Ancak bu sevinç çok sürmedi. Çünkü, liseli Kaplanoğlu’nun Bursa 2. Çocuk Mahkemesi’nde görülen, son duruşması 31 Temmuz’a bırakılan dava aleyhte bitti. Mahkeme, Kaplanoğlu’nu üç ay 26 gün bir kamu kuruluşunda çalışma cezasına çarptırdı. Gerekçeli kararda, ‘Google’den alıntı yapıldı:
Kaynak, Google
“Ampul kelimesi Fransızca’dan dilimize girmiş olup isimdir. İlk anlamı ile içinde elektrik akımıyla akkor durumuna gelerek ışık verebilen bir iletkeni bulunan, havası boşaltılmış, cam şişe manasına gelip (Türk Dil Kurumu Sözlüğü 2005) argoda ise küfür veya kötü söz olarak da kullanılabilir. Örneğin, ‘Hadi lan ordan ampul.’ (Google) Argoda, ‘andaval, dallama’ anlamında da kullanılır. (Google).
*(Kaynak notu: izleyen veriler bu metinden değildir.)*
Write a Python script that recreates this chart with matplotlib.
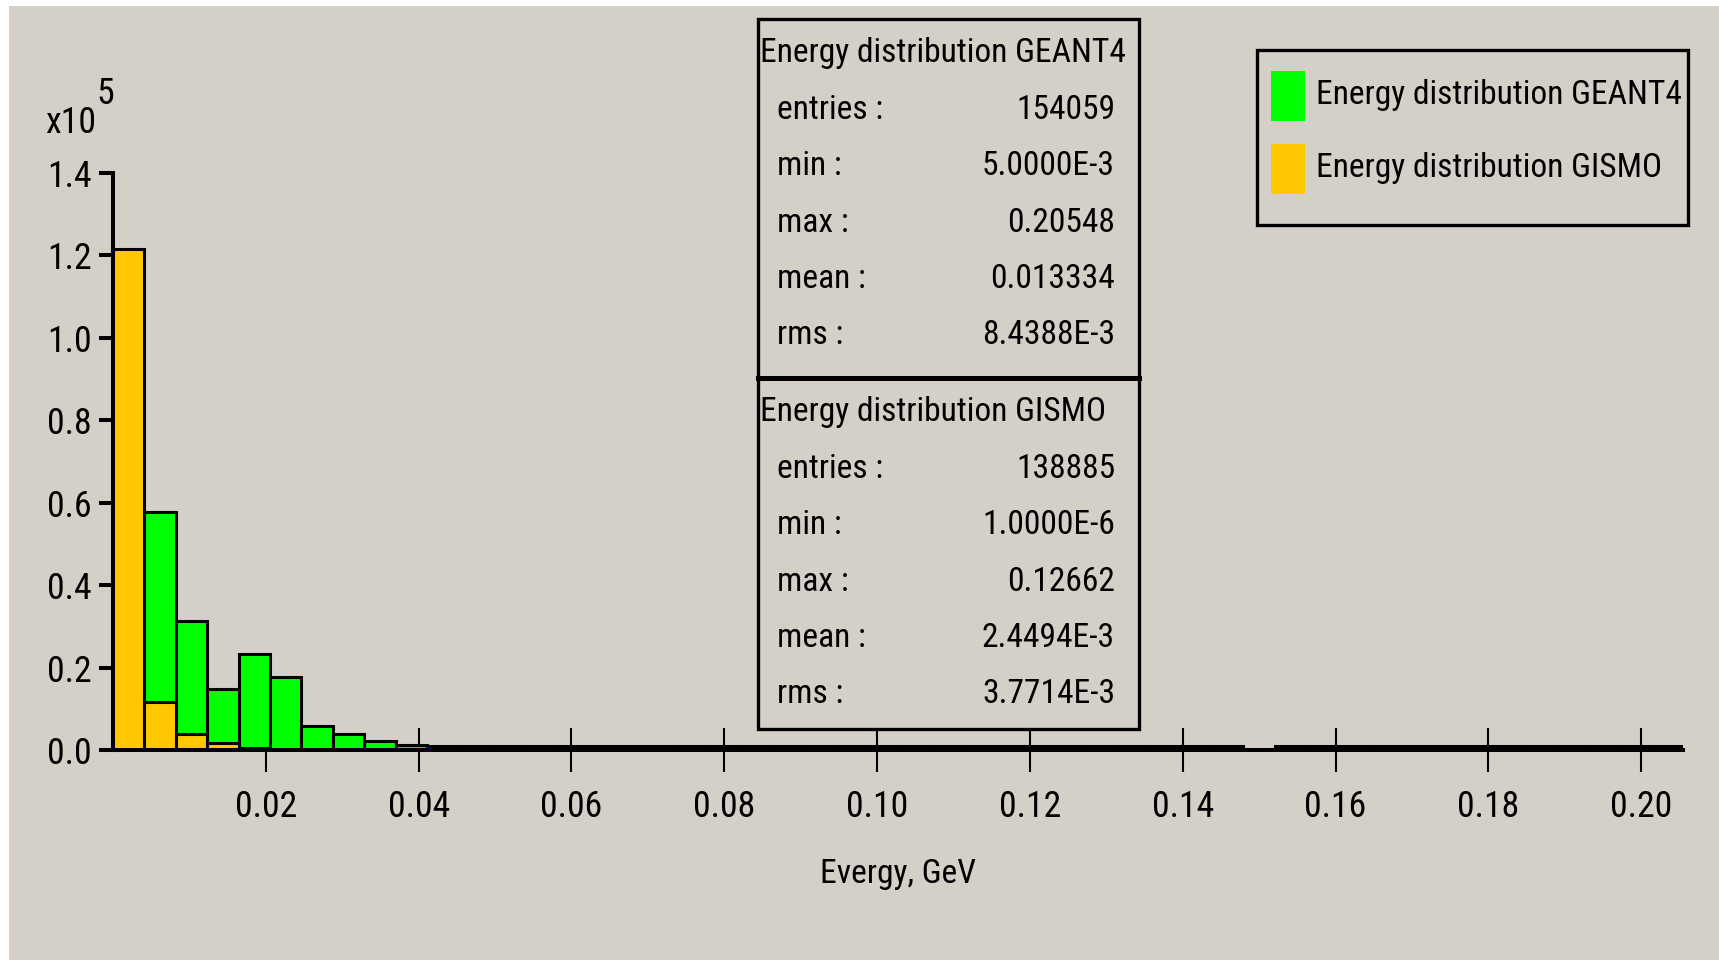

Ampul sözü birbirine devamlı şaka yapan iki arkadaş arasında söylendiğinde belki hakaret anlamı taşımaz ancak ilimizin en işlek yerlerinde protesto amacıyla toplanıp ‘Ampul Tayyip, Ampulsün sen Ampul’ denilmesi elbette siyasi hiciv veya düşünceyi açıklama veya hükümet politikalarını eleştiri sayılmaz, hakaret amaçlı söylenmiştir.”
Zıt yöndeki bu iki karar sonrası, aynı slogandan ötürü Bursa’da yeni davalar açıldı. İlk dava, 6 Eylül 2009’da AKP il başkanlığı önünde elektrik zammını protesto için toplanarlara açıldı. Dört sanığa Bursa 4. Sulh Mahkemesi’nde, o tarihte 18 yaşından küçük olan Ozan Kaplanoğlu’na da Bursa 1. Çocuk Mahkemesi’nde dava açıldı. Dört sanık 9 Mart’ta, Kaplanoğlu 11 Şubat’ta yargılanacak.
Son dava ise Herkese Sağlık ve Güvenli Gelecek Platformu’nun SGK il binası önündeki protesto eylemi ile 1 Ekim’de Orhangazi Parkı’nda düzenlenen IMF ve Dünya Bankası protestolarında atılan ‘Ampul Tayyip’ diye sloganından ötürü açıldı. Bu iki eylemden ötürü, bu kez 18 yaşını geçen Ozan Kaplanoğlu ile Suna Acar, Nergiz Şişek ve Fatih Bayrak, Bursa 4. Sulh Ceza Mahkemesi’nde hâkim karşısına çıkacak. Duruşma tarihi belli değil.